**REQUIREMENTS**
Output the full listing below exactly as it reads, and skip anything that is a picture.

**INFORMATION PROVIDED**
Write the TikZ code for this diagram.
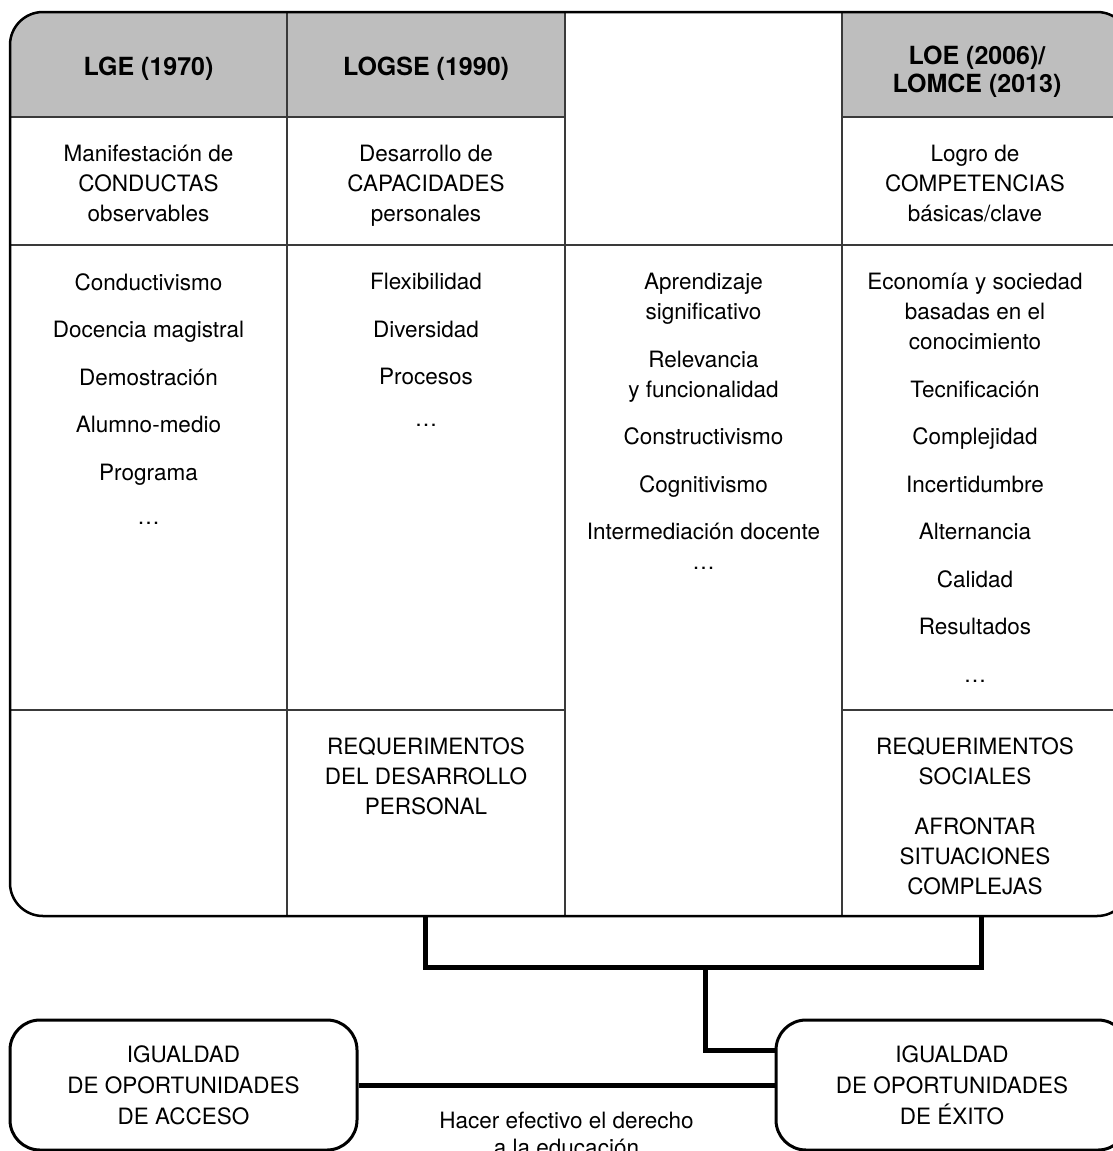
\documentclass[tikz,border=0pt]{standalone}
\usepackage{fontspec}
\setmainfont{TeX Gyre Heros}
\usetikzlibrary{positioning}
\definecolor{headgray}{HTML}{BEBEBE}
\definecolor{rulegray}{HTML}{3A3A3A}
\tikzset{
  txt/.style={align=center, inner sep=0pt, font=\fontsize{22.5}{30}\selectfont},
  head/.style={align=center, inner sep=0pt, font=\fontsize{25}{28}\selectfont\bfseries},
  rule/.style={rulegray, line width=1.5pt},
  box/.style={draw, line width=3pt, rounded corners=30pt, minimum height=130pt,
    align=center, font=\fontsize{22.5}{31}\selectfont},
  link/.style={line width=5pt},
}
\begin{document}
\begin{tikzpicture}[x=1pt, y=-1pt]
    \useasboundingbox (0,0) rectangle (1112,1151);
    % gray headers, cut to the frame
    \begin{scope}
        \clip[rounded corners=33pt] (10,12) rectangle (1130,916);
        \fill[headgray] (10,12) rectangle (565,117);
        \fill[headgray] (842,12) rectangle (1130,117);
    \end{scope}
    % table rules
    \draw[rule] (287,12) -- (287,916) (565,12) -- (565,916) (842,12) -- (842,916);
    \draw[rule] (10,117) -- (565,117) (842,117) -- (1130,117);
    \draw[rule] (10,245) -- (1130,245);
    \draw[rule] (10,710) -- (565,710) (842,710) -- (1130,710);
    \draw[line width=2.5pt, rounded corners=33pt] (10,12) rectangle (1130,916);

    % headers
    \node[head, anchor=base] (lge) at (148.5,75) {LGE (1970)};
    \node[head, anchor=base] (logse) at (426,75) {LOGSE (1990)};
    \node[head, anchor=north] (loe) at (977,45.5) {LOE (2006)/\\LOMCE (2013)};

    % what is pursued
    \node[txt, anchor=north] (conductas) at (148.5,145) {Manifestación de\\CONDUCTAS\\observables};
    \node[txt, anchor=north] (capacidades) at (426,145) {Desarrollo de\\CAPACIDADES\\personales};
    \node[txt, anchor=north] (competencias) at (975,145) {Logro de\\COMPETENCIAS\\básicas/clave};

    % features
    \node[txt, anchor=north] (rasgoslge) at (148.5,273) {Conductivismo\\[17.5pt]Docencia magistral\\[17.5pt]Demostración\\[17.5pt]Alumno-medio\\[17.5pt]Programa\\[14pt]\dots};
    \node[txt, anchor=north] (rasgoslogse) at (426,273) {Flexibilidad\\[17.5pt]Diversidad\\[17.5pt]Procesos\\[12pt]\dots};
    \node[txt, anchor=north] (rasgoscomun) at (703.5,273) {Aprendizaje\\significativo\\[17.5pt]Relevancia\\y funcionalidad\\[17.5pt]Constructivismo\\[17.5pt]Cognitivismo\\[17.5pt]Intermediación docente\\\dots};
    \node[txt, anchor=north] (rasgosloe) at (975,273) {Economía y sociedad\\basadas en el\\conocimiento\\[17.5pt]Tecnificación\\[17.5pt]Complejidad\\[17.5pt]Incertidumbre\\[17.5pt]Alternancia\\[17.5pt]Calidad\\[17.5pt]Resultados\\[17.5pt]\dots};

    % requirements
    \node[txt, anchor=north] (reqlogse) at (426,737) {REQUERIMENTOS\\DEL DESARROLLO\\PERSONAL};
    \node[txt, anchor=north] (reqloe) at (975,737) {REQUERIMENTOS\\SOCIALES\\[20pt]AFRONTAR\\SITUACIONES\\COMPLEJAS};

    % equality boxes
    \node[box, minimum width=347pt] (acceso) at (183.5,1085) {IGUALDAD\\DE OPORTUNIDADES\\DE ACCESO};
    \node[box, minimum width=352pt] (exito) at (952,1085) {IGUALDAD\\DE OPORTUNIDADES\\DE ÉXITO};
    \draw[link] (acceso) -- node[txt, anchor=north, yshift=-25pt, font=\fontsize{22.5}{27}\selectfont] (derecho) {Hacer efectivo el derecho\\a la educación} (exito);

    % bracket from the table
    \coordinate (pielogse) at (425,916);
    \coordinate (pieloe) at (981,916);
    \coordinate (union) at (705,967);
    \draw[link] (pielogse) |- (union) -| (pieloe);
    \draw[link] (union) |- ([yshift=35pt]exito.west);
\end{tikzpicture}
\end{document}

**RESPONSE BELOW**
Write the TikZ code for this diagram.
\documentclass[tikz,border=0pt]{standalone}
\usepackage{fontspec}
\setmainfont{TeX Gyre Heros}
\usetikzlibrary{positioning}
\definecolor{headgray}{HTML}{BEBEBE}
\definecolor{rulegray}{HTML}{3A3A3A}
\tikzset{
  txt/.style={align=center, inner sep=0pt, font=\fontsize{22.5}{30}\selectfont},
  head/.style={align=center, inner sep=0pt, font=\fontsize{25}{28}\selectfont\bfseries},
  rule/.style={rulegray, line width=1.5pt},
  box/.style={draw, line width=3pt, rounded corners=30pt, minimum height=130pt,
    align=center, font=\fontsize{22.5}{31}\selectfont},
  link/.style={line width=5pt},
}
\begin{document}
\begin{tikzpicture}[x=1pt, y=-1pt]
    \useasboundingbox (0,0) rectangle (1112,1151);
    % gray headers, cut to the frame
    \begin{scope}
        \clip[rounded corners=33pt] (10,12) rectangle (1130,916);
        \fill[headgray] (10,12) rectangle (565,117);
        \fill[headgray] (842,12) rectangle (1130,117);
    \end{scope}
    % table rules
    \draw[rule] (287,12) -- (287,916) (565,12) -- (565,916) (842,12) -- (842,916);
    \draw[rule] (10,117) -- (565,117) (842,117) -- (1130,117);
    \draw[rule] (10,245) -- (1130,245);
    \draw[rule] (10,710) -- (565,710) (842,710) -- (1130,710);
    \draw[line width=2.5pt, rounded corners=33pt] (10,12) rectangle (1130,916);

    % headers
    \node[head, anchor=base] (lge) at (148.5,75) {LGE (1970)};
    \node[head, anchor=base] (logse) at (426,75) {LOGSE (1990)};
    \node[head, anchor=north] (loe) at (977,45.5) {LOE (2006)/\\LOMCE (2013)};

    % what is pursued
    \node[txt, anchor=north] (conductas) at (148.5,145) {Manifestación de\\CONDUCTAS\\observables};
    \node[txt, anchor=north] (capacidades) at (426,145) {Desarrollo de\\CAPACIDADES\\personales};
    \node[txt, anchor=north] (competencias) at (975,145) {Logro de\\COMPETENCIAS\\básicas/clave};

    % features
    \node[txt, anchor=north] (rasgoslge) at (148.5,273) {Conductivismo\\[17.5pt]Docencia magistral\\[17.5pt]Demostración\\[17.5pt]Alumno-medio\\[17.5pt]Programa\\[14pt]\dots};
    \node[txt, anchor=north] (rasgoslogse) at (426,273) {Flexibilidad\\[17.5pt]Diversidad\\[17.5pt]Procesos\\[12pt]\dots};
    \node[txt, anchor=north] (rasgoscomun) at (703.5,273) {Aprendizaje\\significativo\\[17.5pt]Relevancia\\y funcionalidad\\[17.5pt]Constructivismo\\[17.5pt]Cognitivismo\\[17.5pt]Intermediación docente\\\dots};
    \node[txt, anchor=north] (rasgosloe) at (975,273) {Economía y sociedad\\basadas en el\\conocimiento\\[17.5pt]Tecnificación\\[17.5pt]Complejidad\\[17.5pt]Incertidumbre\\[17.5pt]Alternancia\\[17.5pt]Calidad\\[17.5pt]Resultados\\[17.5pt]\dots};

    % requirements
    \node[txt, anchor=north] (reqlogse) at (426,737) {REQUERIMENTOS\\DEL DESARROLLO\\PERSONAL};
    \node[txt, anchor=north] (reqloe) at (975,737) {REQUERIMENTOS\\SOCIALES\\[20pt]AFRONTAR\\SITUACIONES\\COMPLEJAS};

    % equality boxes
    \node[box, minimum width=347pt] (acceso) at (183.5,1085) {IGUALDAD\\DE OPORTUNIDADES\\DE ACCESO};
    \node[box, minimum width=352pt] (exito) at (952,1085) {IGUALDAD\\DE OPORTUNIDADES\\DE ÉXITO};
    \draw[link] (acceso) -- node[txt, anchor=north, yshift=-25pt, font=\fontsize{22.5}{27}\selectfont] (derecho) {Hacer efectivo el derecho\\a la educación} (exito);

    % bracket from the table
    \coordinate (pielogse) at (425,916);
    \coordinate (pieloe) at (981,916);
    \coordinate (union) at (705,967);
    \draw[link] (pielogse) |- (union) -| (pieloe);
    \draw[link] (union) |- ([yshift=35pt]exito.west);
\end{tikzpicture}
\end{document}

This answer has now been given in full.